Probably, according to Judah Cohen, a
climatologist who is director of seasonal forecasting at Atmospheric and
Environmental Research, a weather risk assessment firm. Dr. Cohen is the author of a 2017 study that linked a warming Arctic to the intermittent blasts of cold that those of us in the Northern Hemisphere have come to know as the polar vortex.
The
polar vortex is a low-pressure system that, as its name suggests,
ordinarily rests over the North Pole. (There is also a polar vortex over
the Antarctic.)
When it behaves normally, the polar vortex helps trap cold air in the Arctic.
“It’s
locking in that cold air at the high latitudes in the Arctic region,”
Dr. Cohen said, comparing the polar vortex to a dam holding back the
frigid arctic air from the rest of the Northern Hemisphere.
But
sometimes that dam bursts as the polar vortex weakens and allows cold
air to escape the Arctic to more temperate climes. This has always
happened from time to time, but a growing body of research suggests that because of climate change the warming Arctic is weakening the polar vortex.
Why is the polar vortex weakening?
Researchers
are still figuring out how the warming Arctic is triggering the polar
vortex’s aberrant behavior. Some of them, including Dr. Cohen, point to
melting sea ice, caused by global warming. Dr. Cohen says the loss of
ice creates patterns of high pressure near the Barents Sea and Kara Sea
off northern Russia. That high pressure blocks the low-pressure system
of the polar vortex, weakening it in the process.
There
is not yet a scientific consensus over the root cause of the weakening
polar vortex; it’s fair to say that it is not as definitive as, say, the
evidence for human-caused climate change, which is agreed upon by 97
percent of climate scientists.
When
the polar vortex weakens it allows cold air to escape and head south.
This is what Dr. Cohen suspects happened in late December and early
January when the Northeast United States endured some of its coldest
temperatures on record. Other researchers who conducted a rapid analysis of the weather event aren’t so sure, though they stress theirs is just a first pass at the data.
… meanwhile, some countries like Spain that are wholly unused to the cold are freezing.

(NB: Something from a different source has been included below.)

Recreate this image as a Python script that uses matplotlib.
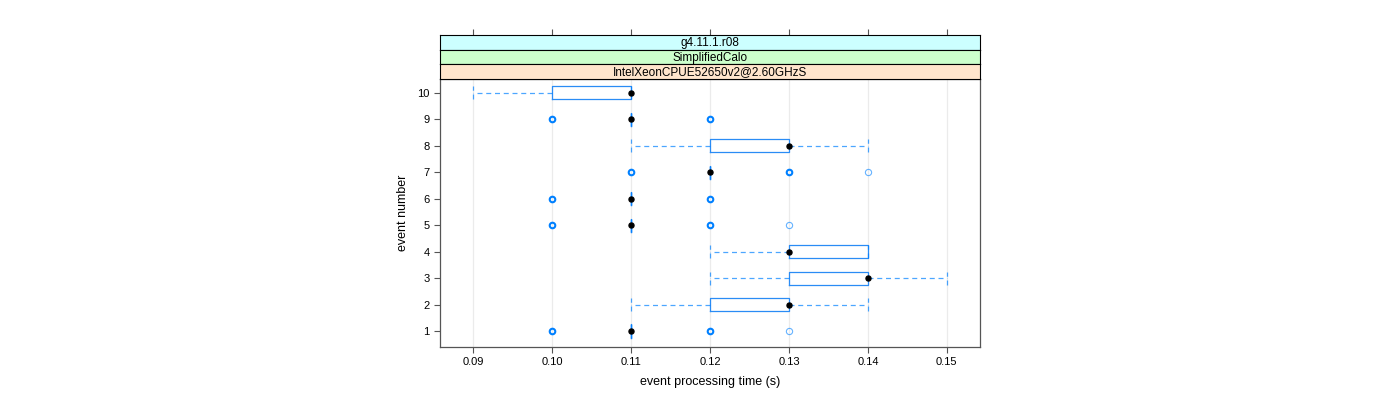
import matplotlib.pyplot as plt

plt.rcParams['font.family'] = ['Liberation Sans', 'DejaVu Sans']

# valores (tiempos en s por evento)
events = [1, 2, 3, 4, 5, 6, 7, 8, 9, 10]
q1 = [0.11, 0.12, 0.13, 0.13, 0.11, 0.11, 0.12, 0.12, 0.11, 0.10]
med = [0.11, 0.13, 0.14, 0.13, 0.11, 0.11, 0.12, 0.13, 0.11, 0.11]
q3 = [0.11, 0.13, 0.14, 0.14, 0.11, 0.11, 0.12, 0.13, 0.11, 0.11]
whislo = [0.11, 0.11, 0.12, 0.12, 0.11, 0.11, 0.12, 0.11, 0.11, 0.09]
whishi = [0.11, 0.14, 0.15, 0.14, 0.11, 0.11, 0.12, 0.14, 0.11, 0.11]
# outliers: (evento, valor, veces)
outliers = [(1, 0.10, 3), (1, 0.12, 3), (1, 0.13, 1),
            (5, 0.10, 3), (5, 0.12, 3), (5, 0.13, 1),
            (6, 0.10, 3), (6, 0.12, 2),
            (7, 0.11, 3), (7, 0.13, 3), (7, 0.14, 1),
            (9, 0.10, 3), (9, 0.12, 2)]
ticks = [0.09, 0.10, 0.11, 0.12, 0.13, 0.14, 0.15]
strips = ['g4.11.1.r08', 'SimplifiedCalo', 'IntelXeonCPUE52650v2@2.60GHzS']
strip_colors = ['#ccffff', '#ccffcc', '#ffe5cc']

blue = '#0080ff'
xlim = (0.0858, 0.1542)

fig = plt.figure(figsize=(14, 4), dpi=100)
ax = fig.add_axes([440 / 1400, 1 - 347 / 400, 540 / 1400, 268 / 400])

stats = []
for i in range(len(events)):
    stats.append({'q1': q1[i], 'med': med[i], 'q3': q3[i],
                  'whislo': whislo[i], 'whishi': whishi[i], 'fliers': []})

ax.bxp(stats, positions=events, orientation='horizontal', widths=0.5,
       capwidths=0.5, showfliers=False, manage_ticks=False,
       boxprops=dict(color='#2a8cf5', lw=0.9),
       whiskerprops=dict(color=blue, lw=0.9, ls=(0, (4, 3)), alpha=0.7),
       capprops=dict(color=blue, lw=0.9, ls=(0, (4, 3)), alpha=0.7),
       medianprops=dict(visible=False))

ax.plot(med, events, 'o', color='black', ms=3.6, zorder=5)

for ev, val, n in outliers:
    if n > 1:
        ax.plot(val, ev, 'o', mfc='none', mec=blue, mew=1.5, ms=4, zorder=4)
    else:
        ax.plot(val, ev, 'o', mfc='none', mec=blue, mew=0.8, ms=4.5, alpha=0.6, zorder=4)

for t in ticks:
    ax.axvline(t, color='#ebebeb', lw=0.9, zorder=0)

ax.set_xlim(*xlim)
ax.set_ylim(0.4, 10.52)
ax.set_xticks(ticks)
ax.set_xticklabels(['%.2f' % t for t in ticks])
ax.set_yticks(events)
ax.tick_params(axis='both', labelsize=8, color='#555555', length=4, width=0.8)
for s in ax.spines.values():
    s.set_color('#555555')
    s.set_linewidth(0.9)
ax.set_xlabel('event processing time (s)', fontsize=9, labelpad=6)
ax.set_ylabel('event number', fontsize=9, labelpad=6)

# tiras de lattice
h = 44 / 3 / 400
for k, (lab, col) in enumerate(zip(strips, strip_colors)):
    sax = fig.add_axes([440 / 1400, 1 - 35 / 400 - (k + 1) * h, 540 / 1400, h])
    sax.set_facecolor(col)
    sax.set_xlim(*xlim)
    sax.set_yticks([])
    sax.text(0.5, 0.45, lab, transform=sax.transAxes, ha='center', va='center', fontsize=8.5)
    for s in sax.spines.values():
        s.set_color('black')
        s.set_linewidth(0.8)
    if k == 0:
        sax.set_xticks(ticks)
        sax.xaxis.tick_top()
        sax.tick_params(axis='x', labeltop=False, color='#555555', length=4, width=0.8)
    else:
        sax.set_xticks([])

fig.savefig('out.png', dpi=100)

That explains why Europe is freezing, but why is the Arctic so warm right now?
Dr.
Cohen likens the Arctic to the refrigerator in your kitchen. When the
refrigerator door is closed, the fridge stays cold and the kitchen stays
warm, but if you leave the fridge door open all the cold air comes out.
Because air is spilling out of the fridge, it has to be replaced by
surrounding air — air also has to flow into the fridge, or in this case
the Arctic. And since the air outside the Arctic is warmer, it will
necessarily move in.
For the first time in over 30 years, reports Géo, Corsica's capital is covered with snow.
Those explanations are all good'n'well, but as a Prager U video reveals, the New York Times is repeating a myth ("human-caused climate change … is agreed upon by 97
percent of climate scientists") that, according to Alex Epstein, Director of the Center for Industrial Progress and author of The Moral Case for Fossil Fuels, has a shady source, is a manipulative scare tactic disguised as scientific claim, and should never be used by anyone with intellectual honesty.